By: Kate Bueckert | CBC News
The owners of some independent cannabis shops in Ontario are questioning how bigger chains can afford to offer deep discounts and a new campaign alleges it’s because some may be accepting illegal kickbacks.
Owen Allerton is the owner and CEO of Highland Cannabis in Kitchener, Ont., and started the Cancel Kickbacks campaign late in 2022.
The campaign says that the Ontario government changed the rules to permit cannabis shops to sell their sales data to producers. Now, Allerton alleges some of the larger chains are selling their sales data for way more than it’s worth and using the money to “fund predatory pricing.”
All retailers in the province have to buy their product from a government wholesaler. But some larger chains offer discounts of around 25 per cent for “members” or people who sign up to their loyalty programs.

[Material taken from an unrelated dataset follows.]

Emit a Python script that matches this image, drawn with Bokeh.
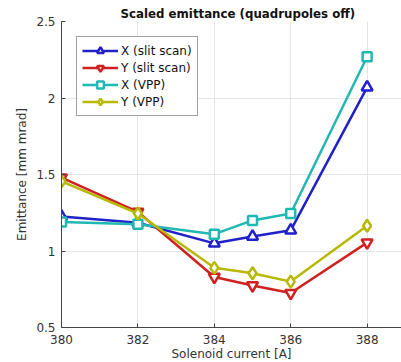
from bokeh.plotting import figure
from bokeh.models import Range1d, FixedTicker, Legend, LegendItem
from bokeh.embed import file_html
from bokeh.resources import INLINE

current = [380, 382, 384, 385, 386, 388]
x_slit = [1.225, 1.185, 1.05, 1.095, 1.135, 2.07]
y_slit = [1.48, 1.255, 0.83, 0.775, 0.725, 1.055]
x_vpp = [1.19, 1.175, 1.11, 1.20, 1.245, 2.27]
y_vpp = [1.455, 1.245, 0.89, 0.855, 0.80, 1.165]

x_ticks = [380, 382, 384, 386, 388]
y_ticks = [0.5, 1, 1.5, 2, 2.5]
y_tick_labels = ["0.5", "1", "1.5", "2", "2.5"]

series = [
    ("X (slit scan)", x_slit, "#2121c8", "triangle", 11, 8),
    ("Y (slit scan)", y_slit, "#d02121", "inverted_triangle", 11, 8),
    ("X (VPP)", x_vpp, "#21b8b3", "square", 9, 7),
    ("Y (VPP)", y_vpp, "#b8b800", "diamond", 12, 10),
]

font = "DejaVu Sans"

p = figure(frame_width=340, frame_height=306, output_backend="svg", toolbar_location=None,
           x_range=Range1d(380, 388.9), y_range=Range1d(0.5, 2.5),
           min_border_left=61, min_border_right=0, min_border_top=21,
           min_border_bottom=35, title="Scaled emittance (quadrupoles off)")
p.outline_line_color = None
p.background_fill_color = "white"
p.border_fill_color = "white"

p.title.align = "left"
p.title.offset = 59
p.title.text_font = font
p.title.text_font_size = "11.8px"
p.title.text_font_style = "bold"
p.title.text_color = "#111111"
p.title.standoff = 2

p.xaxis.ticker = FixedTicker(ticks=x_ticks)
p.yaxis.ticker = FixedTicker(ticks=y_ticks)
p.yaxis.major_label_overrides = {t: l for t, l in zip(y_ticks, y_tick_labels)}
p.yaxis.major_label_overrides[1] = "1"
p.xaxis.axis_label = "Solenoid current [A]"
p.yaxis.axis_label = "Emittance [mm mrad]"
for ax in (p.xaxis[0], p.yaxis[0]):
    ax.axis_line_color = "#444444"
    ax.major_tick_line_color = "#444444"
    ax.major_tick_in = 4
    ax.major_tick_out = 0
    ax.minor_tick_line_color = None
    ax.major_label_text_font = font
    ax.major_label_text_font_size = "12px"
    ax.major_label_text_color = "#333333"
    ax.axis_label_text_font = font
    ax.axis_label_text_font_size = "12px"
    ax.axis_label_text_font_style = "normal"
    ax.axis_label_text_color = "#333333"
p.xaxis.major_label_standoff = 7
p.xaxis.axis_label_standoff = 0
p.yaxis.major_label_standoff = 6
p.yaxis.axis_label_standoff = 4

p.grid.grid_line_color = "#e4e4e4"
p.grid.grid_line_width = 1

items = []
for label, vals, color, marker, size, lsize in series:
    r1 = p.line(current, vals, line_color=color, line_width=2.5)
    r2 = p.scatter(current, vals, marker=marker, size=lsize, line_color=color,
                   line_width=2.5, fill_color="white")
    p.scatter(current, vals, marker=marker, size=size, line_color=color,
              line_width=2.5, fill_color="white")
    items.append(LegendItem(label=label, renderers=[r1, r2]))

legend = Legend(items=items, location="top_left")
legend.margin = 15
legend.padding = 5
legend.spacing = 0
legend.label_height = 17
legend.glyph_height = 17
legend.glyph_width = 36
legend.label_standoff = 3
legend.label_text_font = font
legend.label_text_font_size = "12px"
legend.label_text_color = "#111111"
legend.border_line_color = "#444444"
legend.border_line_width = 1
legend.background_fill_color = "white"
p.add_layout(legend)

open("out.html", "w").write(file_html(p, INLINE))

“This sort of came to our attention as we questioned how are they possibly remaining feasible and selling at these low, low prices,” he said.
“We started to hear from industry insiders that what was happening is: these payments, these listing fees, inducements, whatever you want to call them — basically they’re deals that say we carry our products and push them on the customers that come through your door and we will pay you X dollars,” Allerton told CBC News.
Inducements are prohibited
The Alcohol and Gaming Commission of Ontario (AGCO) prohibits licensed cannabis retailers from accepting or requesting inducements — or payments to promote certain products over others — from licensed producers.
But as of June 30, 2022, the AGCO has allowed cannabis retails to sell their sales data “for business intelligence purposes.”
The data is generalized sales figures and not customer data. The AGCO notes on its website the “sale or sharing of personal customer information continues to be prohibited by Canadian law, unless expressly consented to.”
The AGCO said in an email to CBC Kitchener-Waterloo that it works to ensure compliance with the regulations and that includes rules around inducements.
“We are currently conducting inspections into allegations of inappropriate cannabis inducements and will determine if it gives rise to any regulatory concerns relating to licensed retailers in Ontario,” the statement said.
Allerton says he’s received the same message from the AGCO, but says he’s been flagging the issue to the commission for months and he’s seen no change.
He’s not alone. Jennawae Cavion, co-owner of Calyx + Trichomes Cannabis in Kingston, Ont., told the trade publication StratCann that she’s been approached by producers who want to make a deal for shelf space.
“We often get offers from third party reps or ‘data groups’ looking to kick us back five to 50 per cent. They will say something like, ‘If you buy this case I’ll give you $1 per unit back,” Cavion told CBC K-W in an email.
“But those offers usually come on products that are pure trash that need to be moved or worse, products that are pure trash with artificially inflated price to account for these kickbacks.”
Cavion said her staff won’t accept those deals because then staff would need to push certain products and recommendations then are “not coming from the heart [and] we will lose credibility.”
Allerton says these kinds of deals are hurting smaller cannabis retailers.
“If you talk to any of these stores that are closing their doors and giving up, they’ll all tell you the same thing — it’s the pricing they can’t keep up with,” he said.
Cavion says she expects the deals will “dry up” in a few years.
“Now more [licenced producers] are willing to say, ‘My cannabis is quality and it will sell itself.’ When these deals evaporate, the retailers participating in these deals will go bankrupt because their whole business model is taking handouts,” Cavion said.
“Independents need to tighten their belts and ride it out.”
Allerton says the Cancel Kickbacks campaign is meant to educate and unite independent retailers.
“We’re not demanding change,” Allerton said. “We’re just asking that the existing regulations are enforced so that we have a fighting chance in the industry and that’s it.”